You have two options. The first is to have moderators or community managers ‘cherry-pick’ from a hashtag or the live chat tool you are using.

This is the right method when there will be a high volume of anticipated submissions: you can select those comments which fit the live action and are editorially balanced – this would be very important in election coverage or at a sporting event for example. It also prevents your stream from being swamped where there is a high number of comments.

The second form of pre-moderation is where you are deleting the inappropriate content as it goes past: a little like quality control on a factory conveyor belt, there is a delay built in before the UGC goes live on your stream.

This would be the best model with a Twitter stream at a large conference, or one likely to be controversial.

Both kinds of moderation require expert dedicated teams capable of great concentration.  The teams need to follow editorial direction live and be flexible enough to scale up and down as the volume changes.  

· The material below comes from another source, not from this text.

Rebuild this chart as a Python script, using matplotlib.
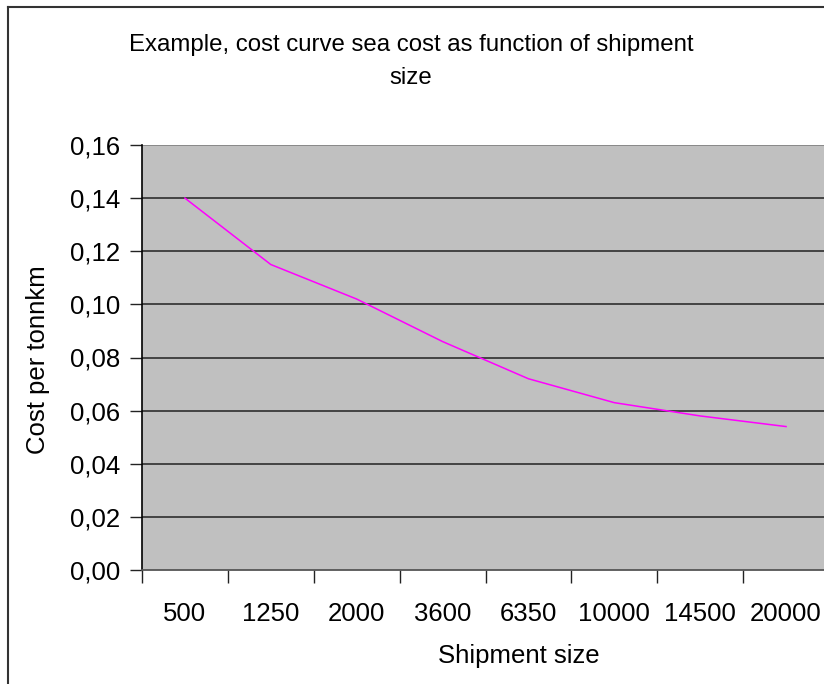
import matplotlib
matplotlib.use('Agg')
import matplotlib.pyplot as plt
from matplotlib.lines import Line2D
from matplotlib.ticker import FuncFormatter, FixedLocator

# Dados do gráfico
categorias = ['500', '1250', '2000', '3600', '6350', '10000', '14500', '20000']
custo = [0.140, 0.115, 0.102, 0.086, 0.072, 0.063, 0.058, 0.054]
yticks = [0.00, 0.02, 0.04, 0.06, 0.08, 0.10, 0.12, 0.14, 0.16]

plt.rcParams['font.family'] = ['Liberation Sans', 'DejaVu Sans']

W, H = 824, 684
FS = 18.5
fig = plt.figure(figsize=(W / 100, H / 100), dpi=100)
fig.patch.set_facecolor('white')

# area do grafico (px -> fracao da figura)
x0, x1, ytop, ybot = 142, 829, 145, 570
ax = fig.add_axes([x0 / W, 1 - ybot / H, (x1 - x0) / W, (ybot - ytop) / H])
ax.set_facecolor('#c0c0c0')

pos = list(range(len(categorias)))
ax.plot(pos, custo, color='#ff00ff', lw=1.1, zorder=3)

ax.set_xlim(-0.5, len(categorias) - 0.5)
ax.set_ylim(0, 0.16)

# grade horizontal
for v in yticks[1:-1]:
    ax.axhline(v, color='#222222', lw=1.1, zorder=2)
ax.axhline(0.16, color='#808080', lw=1.2, zorder=2)

ax.set_yticks(yticks)
ax.yaxis.set_major_formatter(FuncFormatter(lambda v, p: f'{v:.2f}'.replace('.', ',')))
ax.tick_params(axis='y', direction='out', length=9, width=1, color='#222222',
               labelsize=FS, pad=7)

# marcas do eixo x entre categorias, rotulos no centro
ax.set_xticks(pos)
ax.set_xticklabels(categorias)
ax.xaxis.set_minor_locator(FixedLocator([p - 0.5 for p in pos] + [len(pos) - 0.5]))
ax.tick_params(axis='x', which='major', length=0, labelsize=FS, pad=23)
ax.tick_params(axis='x', which='minor', direction='out', length=9, width=1, color='#222222')

for s in ['top', 'right']:
    ax.spines[s].set_visible(False)
ax.spines['left'].set_color('black')
ax.spines['left'].set_linewidth(1.2)
ax.spines['bottom'].set_color('#555555')
ax.spines['bottom'].set_linewidth(1.3)

# rotulos dos eixos e titulo
fig.text(519 / W, 1 - 656 / H, 'Shipment size', ha='center', va='center', fontsize=FS)
fig.text(38 / W, 1 - 360 / H, 'Cost per tonnkm', ha='center', va='center',
         rotation=90, fontsize=FS)
fig.text(411 / W, 1 - 45 / H, 'Example, cost curve sea cost as function of shipment',
         ha='center', va='center', fontsize=17.3)
fig.text(411 / W, 1 - 78 / H, 'size', ha='center', va='center', fontsize=17.3)

# moldura do grafico (parte visivel)
fig.add_artist(Line2D([8 / W, 8 / W], [0, 1 - 7 / H], transform=fig.transFigure,
                      color='#333333', lw=1.5))
fig.add_artist(Line2D([8 / W, 1], [1 - 7 / H, 1 - 7 / H], transform=fig.transFigure,
                      color='#333333', lw=1.5))

fig.savefig('out.png', dpi=100, facecolor='white')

Some extra things to remember:

  1. Add a filter to cut out much of the inappropriate material before it gets to the human moderator.
  2. Remember to check for obscured words, acronyms and text speak, links, hidden and coded messages (including the name or avatar of the user).  Take the time to scrutinise photos for background detail, presence of minors, copyright items and logos etc, just as you would for any other campaign.
  3. Make sure you have clear user guidelines written into the upload process.

    Note that most people won’t read long Ts & Cs, so although you need them to cover yourself legally, make sure that the most important bits are written in clear language, and are highly visible.

  4. Don’t feel you have to take abuse from users. If behaviour goes against site rules, don’t be afraid to implement them.
  5. If you have a host at your event, then you must respond to both negative and positive feedback, quickly. Twitter users expect a response within minutes of a tweet being sent; you have marginally longer with Facebook.
  6. Consider not allowing anonymous posting. Complete anonymity encourages higher levels of abuse than content requiring users to give their name and possibly contact details.
  7. Don’t allow the conversation to go off topic. Get rid of spam automatically, and consider providing a separate channel for any off-topic but brand-related  posts, to encourage users to stick to posting about the event.
  8. Have a plan in place in case of emergency. People who want to cause disruption are drawn to the media channels with the biggest audiences. 

    A large screen in a major city or a chat based around a popular reality TV programme or worldwide event are far more likely to attract someone wanting to send bomb threats or be the target of activists.